Unter Meinungsforschern kursiert dieser Witz: Kommt ein Interviewer zum Wahlberechtigten und fragt ihn, welche Partei er wählen würde, wenn am nächsten Sonntag Bundestagswahl wäre. Der arme Wähler fragt zurück: Meinst du Sonntagvormittag oder Sonntagnachmittag?
Was die Demoskopen damit zum Ausdruck bringen wollen? Alles ist in Bewegung – und auf der Berliner politischen Bühne im Augenblick wohl ganz besonders. In den ersten Umfragen des Jahres dümpelte die SPD um historische Tiefstwerte knapp über 20 Prozent herum. Und da lagen die unterschiedlichen Forschungsinstitute in ihren Ergebnissen ziemlich auf einer Linie.
Umfragehoch durch Martin Schulz bedeute noch gar nichts
Nur einen Monat später ist die SPD wie Phönix aus der Asche gestiegen, „quasi aus dem Nichts“, wie es der Meinungsforscher und ehemalige Emnid-Chef Klaus-Peter Schöppner im Deutschlandfunk kürzlich gesagt hat. Plötzlich sind wieder Umfragewerte über 30 Prozent möglich, die auch ein deutliches Plus im Vergleich zur letzten Bundestagswahl (25,7 Prozent) bedeuten würden.
Aber Schöppner warnt: „Das heißt jetzt noch gar nichts.“ Die Wähler seien ja „sehr volatil“ – das heißt, sie ändern ihre Meinung sehr schnell. „Die Bindungslosigkeit greift um sich“, sagt auch der äußerst erfahrene Passauer Politikprofessor Heinrich Oberreuter, 74. Die Mobilität in der Wählerschaft sei sehr hoch. „Die Wechselbereitschaft wächst“, sagt er.
Die lange Zeit schlechten Umfragewerte der SPD führt Oberreuter auf die bisherige Situation der Partei zurück, auf ihre Selbstzweifel, die inneren Auseinandersetzungen des Führungspersonals und die Zweifel am Parteivorsitzenden Sigmar Gabriel. Da sei Schulz „wie ein Erlöser“ aufgetaucht, der in der öffentlichen Wahrnehmung vermeintlich nichts mit dem tristen Zustand der SPD zu tun hat, „weil er Europa gemacht hat“.
Das erklärt für den Wissenschaftler das Umfragehoch. Aber solch eine Euphorie halte nie lange an. Schulz profitiere auch davon, dass bisher jeder Kanzler nach etwa zehn Jahren im Amt an Popularität verloren hat. Das sei schon bei Adenauer so gewesen und bei Helmut Kohl. Und das sei nun auch bei Angela Merkel der Fall.

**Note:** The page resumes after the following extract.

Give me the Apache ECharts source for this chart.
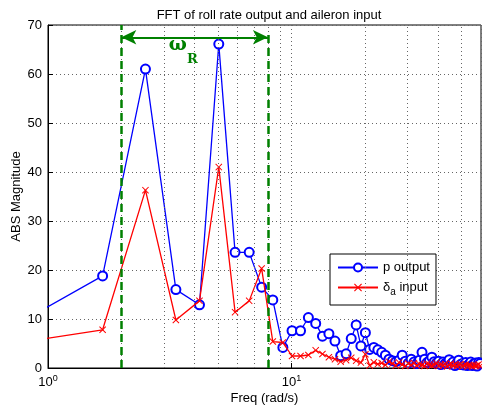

Meinungsforscher traut Zahlen zu Martin Schulz nicht
Meinungsforscher Schöppner, der jetzt das eigene Institut Mentefactum leitet, traut den Zahlen nicht. So einen Meinungsumschwung, sagt er, „so plötzlich in einer Zeit, wo nichts passiert ist, haben wir noch nicht gehabt“. In einem anderen Interview untermauert er seine Skepsis: „Durch Nichtstun kann man nicht einen so schnellen Meinungsumschwung erreichen.“ Schöppner fragt: „Woher soll die völlig neue Politik kommen“, angesichts dessen, dass Schulz sehr stark auf das Soziale setzt, das in der Regierung schon jetzt eine Domäne der SPD ist. Mehr als 26 oder 27 Prozent traut er den Sozialdemokraten bei der Wahl im September nicht zu.
Der Parteienforscher Karl-Rudolf Korte (Universität Duisburg-Essen) erklärt die starken SPD-Umfragen ähnlich wie Oberreuter mit einer „allgemeinen Merkel-Müdigkeit“, die im Augenblick durchschlage. Es werde klar, „dass Merkels Amtszeit ein Verfallsdatum haben kann“, sagte er gegenüber dem Internetportal Huffington Post.
Aber es werden Erinnerungen an 1994 wach. Damals genoss SPD-Chef Rudolf Scharping einen großen Vertrauensvorschuss und lag in der K-Frage lange vor Helmut Kohl. Dann entglitt ihm der Wahlkampf und Kohl gewann ein letztes Mal die Wahl, wenn auch knapp.